As for the Communists, they ...did not so much negate religion, in societies that they well understood were saturated with faith and superstition, as seek to replace it. And, totalitarian systems, whatever form they may take, are fundamentalist and as we would now say, 'faith-based.' One must never forget that Stalin started adulthood as a seminary student. His change of careers was but a small change.
The alternative to the grotesque phenomena [totalitarianism and religion] is not the chimera of secular pluralism and of the right not to believe or be compelled to believe. This defense has now become an urgent and inescapable responsibility: a matter of survival. (Page 252)
A word is in order about Hitchens himself, as he tells it in this book. He has migrated from the malignant Marxist Left toward the Right. However, he went beyond "conservative," thankfully. He evolved into a soldier fighting for a new Enlightenment. His most inspired thinking and writing address that theme in the concluding pages and simply must be read in context.
Hitchens' number one weakness lies in his lack of comprehensive philosophical fundamentals.

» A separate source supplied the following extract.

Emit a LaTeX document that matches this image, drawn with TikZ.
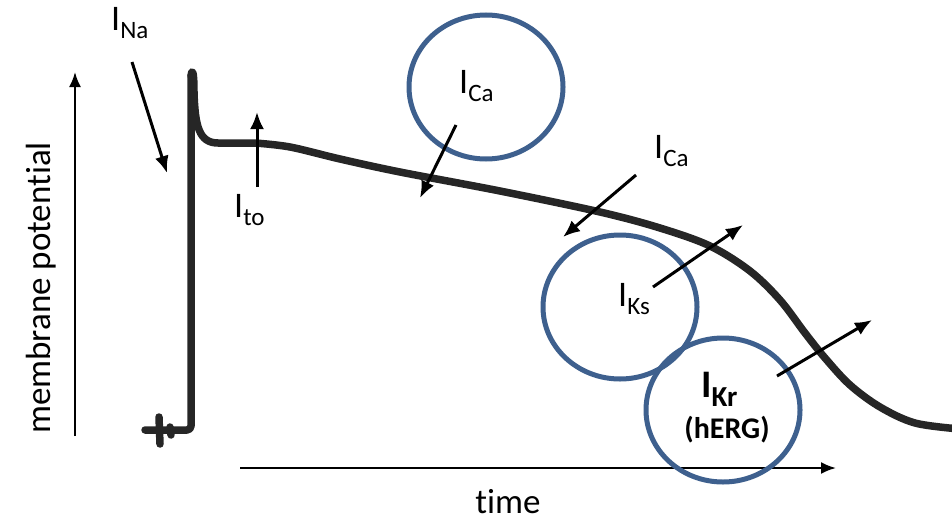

He makes a decent stab in the right direction, but his lack of sufficient intellectual ammunition keeps his book at the silver medal stage, not the gold. When he deals with "metaphysics," for example, he deals with the branches, not the roots. When he speaks to morality and religion, he does not cut to the core of morality. For example, he cites five categories of religious immorality:
- Presenting a false picture of the world to the innocent and the credulous.
- The doctrine of blood sacrifice.
- The doctrine of atonement.
- The doctrine of eternal reward and punishment.

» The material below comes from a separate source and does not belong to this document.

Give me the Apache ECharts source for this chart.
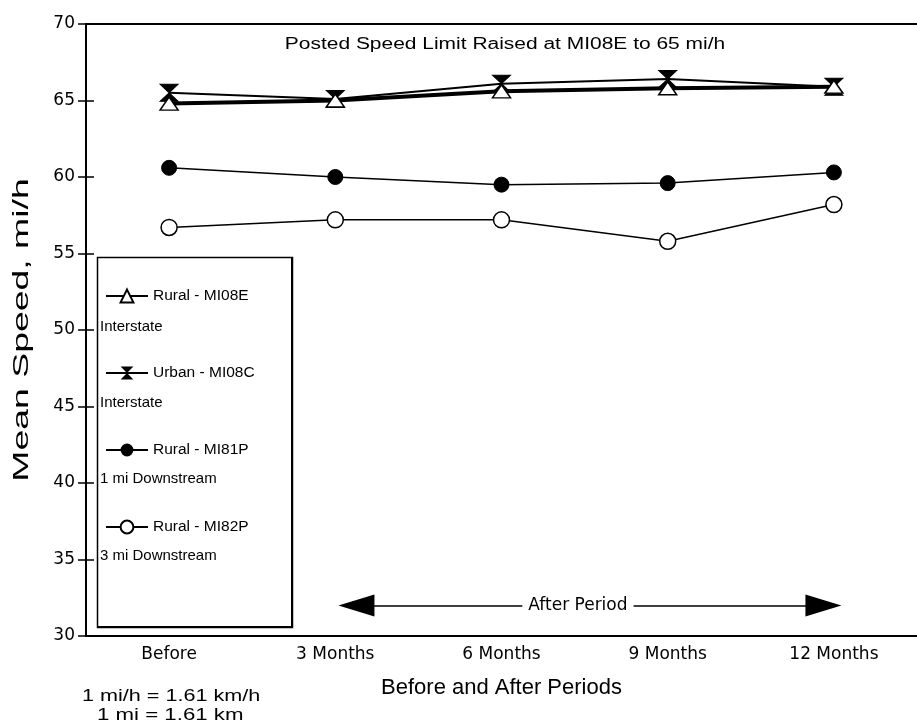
<!DOCTYPE html>
<html>
<head>
<meta charset="utf-8">
<script src="https://cdn.jsdelivr.net/npm/echarts@6/dist/echarts.min.js"></script>
<style>
html,body{margin:0;padding:0;background:#fff;}
#main{width:917px;height:728px;}
</style>
</head>
<body>
<div id="main"></div>
<script>
var categories = ['Before', '3 Months', '6 Months', '9 Months', '12 Months'];
var ruralMI08E = [64.8, 65.0, 65.6, 65.8, 65.9];
var urbanMI08C = [65.5, 65.1, 66.1, 66.4, 65.9];
var ruralMI81P = [60.6, 60.0, 59.5, 59.6, 60.3];
var ruralMI82P = [56.7, 57.2, 57.2, 55.8, 58.2];
var yTicks = [30, 35, 40, 45, 50, 55, 60, 65, 70];
var afterPeriod = { from: 1.127, to: 3.937, level: 32.0, label: 'After Period' };

var FONT = '"Liberation Sans", Arial, sans-serif';
var WIDE = '"DejaVu Sans", sans-serif';
var chart = echarts.init(document.getElementById('main'), null, { renderer: 'canvas' });
var hourglass = 'path://M0,0 L10,0 L5,5 Z M5,5 L10,10 L0,10 Z';

var option = {
  animation: false,
  backgroundColor: '#fff',
  textStyle: { fontFamily: FONT, color: '#000' },
  grid: { left: 86, right: -8, top: 24, bottom: 92, containLabel: false },
  xAxis: [{
    type: 'category',
    data: categories,
    boundaryGap: true,
    axisLine: { onZero: false, lineStyle: { color: '#000', width: 2 } },
    axisTick: { inside: true, alignWithLabel: true, length: 5, lineStyle: { color: '#000', width: 1.5 } },
    axisLabel: { color: '#000', fontSize: 17, fontFamily: WIDE, margin: 10 },
    name: 'Before and After Periods',
    nameLocation: 'middle',
    nameGap: 41,
    nameTextStyle: { fontSize: 22, color: '#000', fontFamily: FONT }
  }, {
    type: 'value',
    position: 'top',
    min: -0.5,
    max: 4.5,
    axisLine: { show: true, onZero: false, lineStyle: { color: '#000', width: 2 } },
    axisTick: { show: false },
    axisLabel: { show: false },
    splitLine: { show: false }
  }],
  yAxis: [{
    type: 'value',
    min: yTicks[0],
    max: yTicks[yTicks.length - 1],
    interval: 5,
    axisLine: { show: true, onZero: false, lineStyle: { color: '#000', width: 2 } },
    axisTick: { show: true, length: 8, lineStyle: { color: '#000', width: 1.5 } },
    axisLabel: { color: '#000', fontSize: 17, fontFamily: WIDE, margin: 11 },
    splitLine: { show: false }
  }, {
    type: 'value',
    min: yTicks[0],
    max: yTicks[yTicks.length - 1],
    interval: 5,
    position: 'left',
    axisLine: { show: false, onZero: false },
    axisTick: { show: true, inside: true, length: 8, lineStyle: { color: '#000', width: 1.5 } },
    axisLabel: { show: false },
    splitLine: { show: false }
  }],
  legend: {
    orient: 'vertical',
    left: 100,
    top: 282,
    itemGap: 59,
    itemWidth: 42,
    itemHeight: 16,
    textStyle: { fontSize: 15.5, color: '#000', fontFamily: FONT, lineHeight: 18 },
    data: ['Rural - MI08E', 'Urban - MI08C', 'Rural - MI81P', 'Rural - MI82P']
  },
  series: [{
    name: 'Urban - MI08C',
    type: 'line',
    data: urbanMI08C,
    symbol: hourglass,
    symbolSize: [18, 17],
    lineStyle: { color: '#000', width: 2 },
    itemStyle: { color: '#000', borderColor: '#000' },
    z: 3
  }, {
    name: 'Rural - MI08E',
    type: 'line',
    data: ruralMI08E,
    symbol: 'triangle',
    symbolSize: [18, 13],
    lineStyle: { color: '#000', width: 4 },
    itemStyle: { color: '#fff', borderColor: '#000', borderWidth: 1.5 },
    z: 4
  }, {
    name: 'Rural - MI81P',
    type: 'line',
    data: ruralMI81P,
    symbol: 'circle',
    symbolSize: 15,
    lineStyle: { color: '#000', width: 1.5 },
    itemStyle: { color: '#000', borderColor: '#000' }
  }, {
    name: 'Rural - MI82P',
    type: 'line',
    data: ruralMI82P,
    symbol: 'circle',
    symbolSize: 16,
    lineStyle: { color: '#000', width: 1.5 },
    itemStyle: { color: '#fff', borderColor: '#000', borderWidth: 1.5 }
  }, {
    name: 'arrow',
    type: 'line',
    xAxisIndex: 1,
    data: [],
    markLine: {
      silent: true,
      symbol: ['triangle', 'triangle'],
      symbolSize: [22, 36],
      lineStyle: { color: '#000', width: 1.5, type: 'solid' },
      label: {
        show: true,
        position: 'middle',
        formatter: afterPeriod.label,
        color: '#000',
        fontSize: 17,
        fontFamily: WIDE,
        backgroundColor: '#fff',
        padding: [2, 6],
        distance: 0,
        offset: [-12, 0],
        verticalAlign: 'middle'
      },
      itemStyle: { color: '#000' },
      data: [[{ coord: [afterPeriod.from, afterPeriod.level] }, { coord: [afterPeriod.to, afterPeriod.level] }]]
    }
  }],
  graphic: [
    { type: 'rect', left: 95, top: 255, shape: { width: 195, height: 370 }, style: { fill: 'none', stroke: '#000', lineWidth: 1.5 }, z: 1 },
    { type: 'line', shape: { x1: 292, y1: 258, x2: 292, y2: 627 }, style: { stroke: '#000', lineWidth: 2 }, z: 1 },
    { type: 'line', shape: { x1: 98, y1: 627, x2: 293, y2: 627 }, style: { stroke: '#000', lineWidth: 2 }, z: 1 },
    { type: 'text', left: 100, top: 319, style: { text: 'Interstate', fontSize: 15, fontFamily: FONT, fill: '#000' } },
    { type: 'text', left: 100, top: 395, style: { text: 'Interstate', fontSize: 15, fontFamily: FONT, fill: '#000' } },
    { type: 'text', left: 100, top: 471, style: { text: '1 mi Downstream', fontSize: 15, fontFamily: FONT, fill: '#000' } },
    { type: 'text', left: 100, top: 548, style: { text: '3 mi Downstream', fontSize: 15, fontFamily: FONT, fill: '#000' } },
    { type: 'text', x: 505, y: 45, scaleX: 1.31, style: { text: 'Posted Speed Limit Raised at MI08E to 65 mi/h', x: 0, y: 0, fontSize: 16, fontFamily: FONT, fill: '#000', align: 'center', verticalAlign: 'middle', textAlign: 'center', textVerticalAlign: 'middle' } },
    { type: 'text', x: 22, y: 330, rotation: Math.PI / 2, scaleX: 1.7, style: { text: 'Mean Speed, mi/h', x: 0, y: 0, fontSize: 22, fontFamily: FONT, fill: '#000', align: 'center', verticalAlign: 'middle', textAlign: 'center', textVerticalAlign: 'middle' } },
    { type: 'text', x: 82, y: 697, scaleX: 1.35, style: { text: '1 mi/h = 1.61 km/h', x: 0, y: 0, fontSize: 16, fontFamily: FONT, fill: '#000', align: 'left', verticalAlign: 'middle', textAlign: 'left', textVerticalAlign: 'middle' } },
    { type: 'text', x: 97, y: 716, scaleX: 1.39, style: { text: '1 mi = 1.61 km', x: 0, y: 0, fontSize: 16, fontFamily: FONT, fill: '#000', align: 'left', verticalAlign: 'middle', textAlign: 'left', textVerticalAlign: 'middle' } }
  ]
};
chart.setOption(option);
</script>
</body>
</html>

- The imposition of impossible tasks and rules.
While he explains each at some length, none is broad enough or fundamental enough to encompass the evil that is religion. These flaws are common in all anti-religion writers we have read. (We are developing a text that will cut right to the philosophical core, the real weakness, of religion, and do so in plain English).
Not only is the book worthy of buying and reading as a fine contribution to the mounting war to rid the world of deadly religion, but it leaves this reader's mind sufficiently titillated as to wish to have an opportunity to drink adult beverages and talk for hours with Christopher Hitchens. We are certain that we would disagree about many things, but we would be able to talk at length while disagreeing and do so respectfully and thoughtfully, to the mutual benefit and enjoyment of each of us. I cannot imagine having a similar experience with even the most "erudite" religionist.